- [DATASET CONTENT]:
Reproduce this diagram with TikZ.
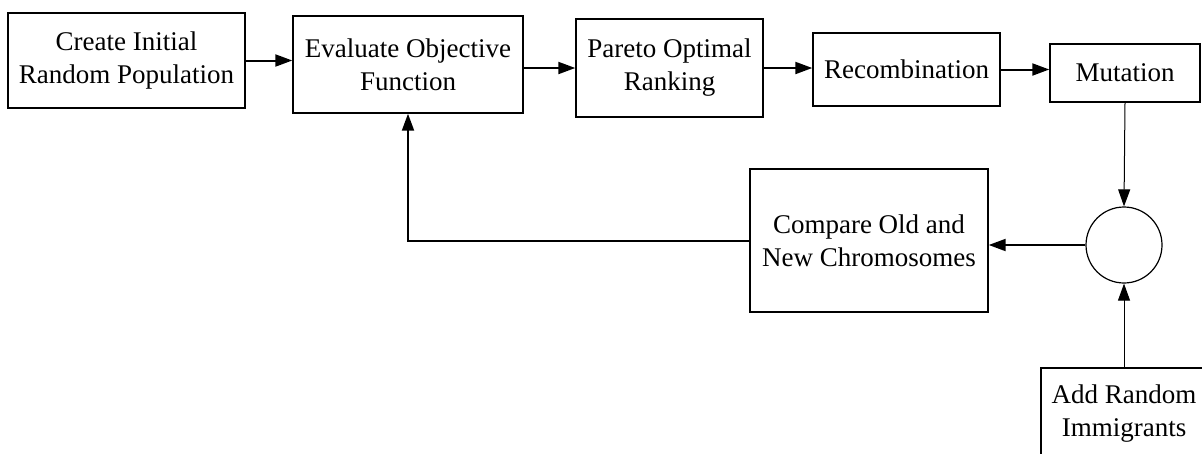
\documentclass[tikz,border=0pt]{standalone}
\usepackage{fontspec}
\setmainfont{Liberation Serif}
\usetikzlibrary{arrows.meta}
\begin{document}
\begin{tikzpicture}[x=1pt,y=-1pt,
  box/.style={draw, line width=1.4pt, rectangle, inner sep=0pt, align=center,
    font=\fontsize{27}{33}\selectfont},
  flow/.style={line width=2pt, -{Triangle[length=17pt,width=12pt]}},
  thin/.style={line width=1pt, -{Triangle[length=17pt,width=12pt]}}]
\useasboundingbox (0,0) rectangle (1202,453);
\fill[white] (0,0) rectangle (1202,453);
\clip (0,0) rectangle (1202,453);
\node[box, minimum width=237pt, minimum height=95pt] (b1) at (126.5,60.5) {Create Initial\\Random Population};
\node[box, minimum width=230pt, minimum height=97pt] (b2) at (408,64.5) {Evaluate Objective\\Function};
\node[box, minimum width=187pt, minimum height=98pt] (b3) at (669.5,68) {Pareto Optimal\\Ranking};
\node[box, minimum width=187pt, minimum height=73pt] (b4) at (906.5,69.5) {Recombination};
\node[box, minimum width=150pt, minimum height=58pt] (b5) at (1125,73) {Mutation};
\node[box, minimum width=238pt, minimum height=143pt] (cmp) at (869,240.5) {Compare Old and\\New Chromosomes};
\node[draw, line width=1.2pt, circle, minimum size=76pt, inner sep=0pt] (c) at (1124,245) {};
\node[box, minimum width=166pt, minimum height=92pt] (imm) at (1124,414) {Add Random\\Immigrants};
\draw[flow] (b1.east) -- (b1.east -| b2.west);
\draw[flow] (b3.west -| b2.east) -- (b3.west);
\draw[flow] (b3.east) -- (b3.east -| b4.west);
\draw[flow] (b4.east) -- (b4.east -| b5.west);
\draw[thin] (b5.south) -- (c.north);
\draw[thin] (imm.north) -- (c.south);
\draw[flow] (c.west) -- (c.west -| cmp.east);
\draw[flow] (cmp.west) -| (b2.south);
\end{tikzpicture}
\end{document}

- [STATED GOAL]: Transcribe the material exactly, leaving every picture out.

- [EXPECTED ANSWER]:
Reproduce this diagram with TikZ.
\documentclass[tikz,border=0pt]{standalone}
\usepackage{fontspec}
\setmainfont{Liberation Serif}
\usetikzlibrary{arrows.meta}
\begin{document}
\begin{tikzpicture}[x=1pt,y=-1pt,
  box/.style={draw, line width=1.4pt, rectangle, inner sep=0pt, align=center,
    font=\fontsize{27}{33}\selectfont},
  flow/.style={line width=2pt, -{Triangle[length=17pt,width=12pt]}},
  thin/.style={line width=1pt, -{Triangle[length=17pt,width=12pt]}}]
\useasboundingbox (0,0) rectangle (1202,453);
\fill[white] (0,0) rectangle (1202,453);
\clip (0,0) rectangle (1202,453);
\node[box, minimum width=237pt, minimum height=95pt] (b1) at (126.5,60.5) {Create Initial\\Random Population};
\node[box, minimum width=230pt, minimum height=97pt] (b2) at (408,64.5) {Evaluate Objective\\Function};
\node[box, minimum width=187pt, minimum height=98pt] (b3) at (669.5,68) {Pareto Optimal\\Ranking};
\node[box, minimum width=187pt, minimum height=73pt] (b4) at (906.5,69.5) {Recombination};
\node[box, minimum width=150pt, minimum height=58pt] (b5) at (1125,73) {Mutation};
\node[box, minimum width=238pt, minimum height=143pt] (cmp) at (869,240.5) {Compare Old and\\New Chromosomes};
\node[draw, line width=1.2pt, circle, minimum size=76pt, inner sep=0pt] (c) at (1124,245) {};
\node[box, minimum width=166pt, minimum height=92pt] (imm) at (1124,414) {Add Random\\Immigrants};
\draw[flow] (b1.east) -- (b1.east -| b2.west);
\draw[flow] (b3.west -| b2.east) -- (b3.west);
\draw[flow] (b3.east) -- (b3.east -| b4.west);
\draw[flow] (b4.east) -- (b4.east -| b5.west);
\draw[thin] (b5.south) -- (c.north);
\draw[thin] (imm.north) -- (c.south);
\draw[flow] (c.west) -- (c.west -| cmp.east);
\draw[flow] (cmp.west) -| (b2.south);
\end{tikzpicture}
\end{document}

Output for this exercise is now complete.